Friday, February 12, 2010

10 February 2010 How much more can b...

10 February 2010 How much more can be physically heaped onto this dead body?

A stinking cold. A full fledged nasal and sinus invasion with all the accouterments. I am sniffling, sneezing, coughing, hacking and sometimes gagging! I hurt..my face hurts...my eyes hurt to look at anything and my fingers hurt to type and my brain hurts to think. It is fair to say I have caught and swallowed the hook line and sinker of the rhino virus. It is more than devastating to prioritize my aches and pains. Underneath the cold symptoms is my chest pains and I tab down the menu of pain du jour and say, I will have this one right now. Mostly because it is screaming the loudest!

Are there lessons? Well last Wednesday at a prayer meeting at our church, the Lord convicted me deeply on judgment. Have I been here before????? Everywhere I looked, I judged every face in my visual path. As usual, I cried at the hugeness of my sin and my gladness of moments of transformation. Sure enough, He had something to reveal and clean-up. I sort of wondered if this journey of meeting face-to-face with my God had some prerequisites with it. I realize the Blood cleanses me and presents me to God with unblemished purity, but I couldn't help wondering if this wasn't part of the journey. Maybe, because I desire so greatly to meet, He has changed me, so the discussions are holier, more potent, of significance and funner. I don't know, but this I do.

My pain has directed my path for years now and I have experienced life through a looking glass of level of pain. My physical being had found a means to supersede my spiritual. The small still voice of the Holy Spirit was muted by the pain that had a megaphone in my ear continually yelling at me. I unconsciously began to view all life and everything around me in darkness. I bore a negative perspective on people, situations, and life. It was all tainted and although I know He never left me, I left Him to focus on my unsuccessful pity party.
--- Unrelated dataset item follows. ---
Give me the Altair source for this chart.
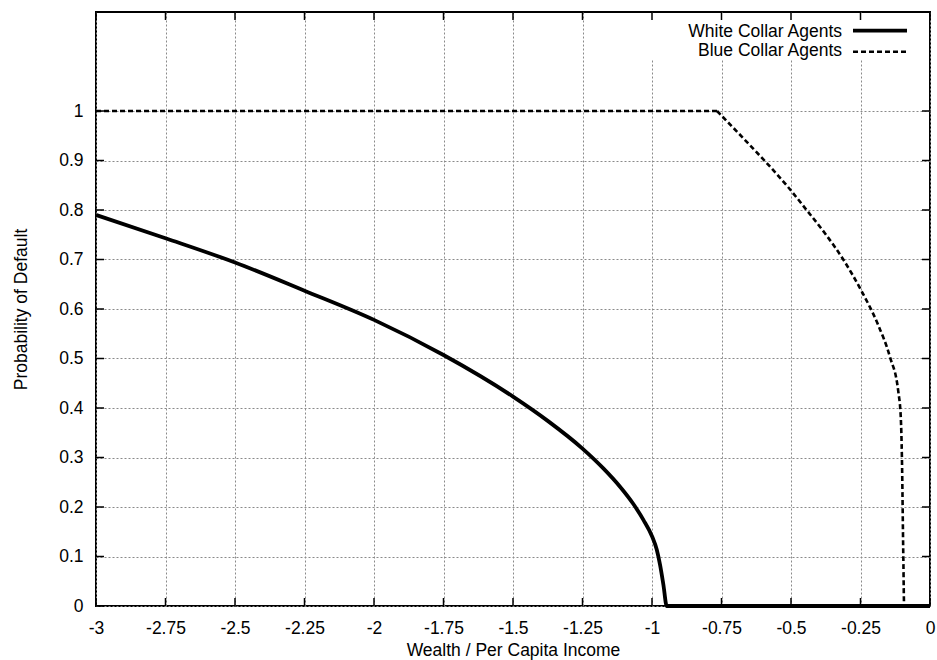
import altair as alt
import pandas as pd

# ---- data ----
white_x = [-3.0, -2.75, -2.5, -2.25, -2.0, -1.75, -1.5, -1.375, -1.25, -1.175, -1.115, -1.067, -1.031,
           -1.0, -0.983, -0.971, -0.959, -0.947, 0.0]
white_y = [0.790, 0.743, 0.694, 0.637, 0.578, 0.507, 0.423, 0.374, 0.318, 0.278, 0.241, 0.206, 0.174,
           0.141, 0.114, 0.083, 0.043, 0.0, 0.0]

# flat part of the blue-collar curve, then the curved part
blue_flat_x = [-3.0, -0.766]
blue_flat_y = [1.0, 1.0]
blue_x = [-0.766, -0.7075, -0.636, -0.576, -0.510, -0.444, -0.378, -0.312, -0.246, -0.186, -0.144,
          -0.114, -0.105, -0.101, -0.096, -0.093, 0.0]
blue_y = [1.0, 0.966, 0.924, 0.888, 0.846, 0.800, 0.753, 0.700, 0.636, 0.567, 0.503,
          0.433, 0.380, 0.300, 0.100, 0.0, 0.0]

series_names = ["White Collar Agents", "Blue Collar Agents"]
x_ticks = [-3, -2.75, -2.5, -2.25, -2, -1.75, -1.5, -1.25, -1, -0.75, -0.5, -0.25, 0]
y_ticks = [0, 0.1, 0.2, 0.3, 0.4, 0.5, 0.6, 0.7, 0.8, 0.9, 1]
x_title = "Wealth / Per Capita Income"
y_title = "Probability of Default"

FONT = "Liberation Sans"
FS = 17.5
W, H = 834, 594

white_df = pd.DataFrame({"x": white_x, "y": white_y, "series": series_names[0]})
blue_flat_df = pd.DataFrame({"x": blue_flat_x, "y": blue_flat_y, "series": series_names[1]})
blue_df = pd.DataFrame({"x": blue_x, "y": blue_y, "series": series_names[1]})
xt_df = pd.DataFrame({"v": x_ticks})
yt_df = pd.DataFrame({"v": y_ticks})
one = pd.DataFrame({"a": [0]})

xscale = alt.Scale(domain=[-3, 0], nice=False, zero=False)
yscale = alt.Scale(domain=[0, 1.2], nice=False, zero=False)

common = dict(
    grid=True, gridColor="#8a8a8a", gridDash=[2, 2], gridWidth=1,
    domain=False, ticks=False, tickSize=0, labelPadding=13,
    labelFont=FONT, labelFontSize=FS, labelColor="black", labelFontWeight="normal",
    titleFont=FONT, titleFontSize=FS, titleColor="black", titleFontWeight="normal",
    labelFlush=False, labelOverlap=False, labelExpr="'' + datum.value",
)
x_axis = alt.Axis(values=x_ticks, title=x_title, titleY=49, titleBaseline="alphabetic", **common)
y_axis = alt.Axis(values=y_ticks, title=y_title, titleX=-70, titleY=H / 2, titleBaseline="alphabetic",
                  titleAngle=270, titleAlign="center", **common)

base_axes = alt.Chart(xt_df).mark_point(opacity=0).encode(
    x=alt.X("v:Q", scale=xscale, axis=x_axis),
    y=alt.Y("v2:Q", scale=yscale, axis=y_axis),
).transform_calculate(v2="0")

# blank area behind the key
key_bg = alt.Chart(one).mark_rect(color="white").encode(
    x=alt.value(540), x2=alt.value(833), y=alt.value(1), y2=alt.value(47)
)

DASH = [5, 3]
BW = 2.6
WW = 3.8

blue_flat = alt.Chart(blue_flat_df).mark_line(
    color="black", strokeWidth=BW, strokeDash=DASH, interpolate="linear"
).encode(x=alt.X("x:Q", scale=xscale), y=alt.Y("y:Q", scale=yscale))

blue_line = alt.Chart(blue_df).mark_line(
    color="black", strokeWidth=BW, strokeDash=DASH, interpolate="monotone"
).encode(x=alt.X("x:Q", scale=xscale), y=alt.Y("y:Q", scale=yscale))

white_line = alt.Chart(white_df).mark_line(
    color="black", strokeWidth=WW, interpolate="monotone"
).encode(x=alt.X("x:Q", scale=xscale), y=alt.Y("y:Q", scale=yscale))

TL = 8
tick_style = dict(color="black", strokeWidth=1.5)
xt_bottom = alt.Chart(xt_df).mark_rule(**tick_style).encode(
    x=alt.X("v:Q", scale=xscale), y=alt.value(H), y2=alt.value(H - TL))
xt_top = alt.Chart(xt_df).mark_rule(**tick_style).encode(
    x=alt.X("v:Q", scale=xscale), y=alt.value(0), y2=alt.value(TL))
yt_left = alt.Chart(yt_df).mark_rule(**tick_style).encode(
    y=alt.Y("v:Q", scale=yscale), x=alt.value(0), x2=alt.value(TL))
yt_right = alt.Chart(yt_df).mark_rule(**tick_style).encode(
    y=alt.Y("v:Q", scale=yscale), x=alt.value(W), x2=alt.value(W - TL))

# key
key_text1 = alt.Chart(one).mark_text(align="right", baseline="alphabetic", font=FONT, fontSize=FS, color="black").encode(
    x=alt.value(746), y=alt.value(25), text=alt.value(series_names[0]))
key_text2 = alt.Chart(one).mark_text(align="right", baseline="alphabetic", font=FONT, fontSize=FS, color="black").encode(
    x=alt.value(746), y=alt.value(43.5), text=alt.value(series_names[1]))
key_line1 = alt.Chart(one).mark_rule(color="black", strokeWidth=WW).encode(
    x=alt.value(757), x2=alt.value(811), y=alt.value(18.7))
key_line2 = alt.Chart(one).mark_rule(color="black", strokeWidth=BW, strokeDash=DASH).encode(
    x=alt.value(757), x2=alt.value(811), y=alt.value(39.7))

chart = alt.layer(
    base_axes, key_bg, blue_flat, blue_line, white_line,
    xt_bottom, xt_top, yt_left, yt_right,
    key_text1, key_text2, key_line1, key_line2,
).properties(
    width=W, height=H,
    autosize=alt.AutoSizeParams(type="none"),
    padding={"left": 96, "top": 12, "right": 7, "bottom": 54},
    background="white",
).configure_view(stroke="black", strokeWidth=2)

chart.save("out.html", embed_options={"renderer": "svg", "actions": False})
I could not seem to elevate my eyes past the horizon.

I saw myself spiritually doing a rain dance on the altar of burning flesh. I'm not sure if the hopping around was due to the heat or I truly wanted the rain to cause the heat to subside. Either way, I have been walking as a failure not bringing an ounce of glory to God, but a trail of malignment to His name. My lesson?

I have a God who walked in the flesh and He has given me abilities to rise above my physical issues and love greatly, esteem others and live humbly. I have the spiritual ability to walk in righteousness in my broken body.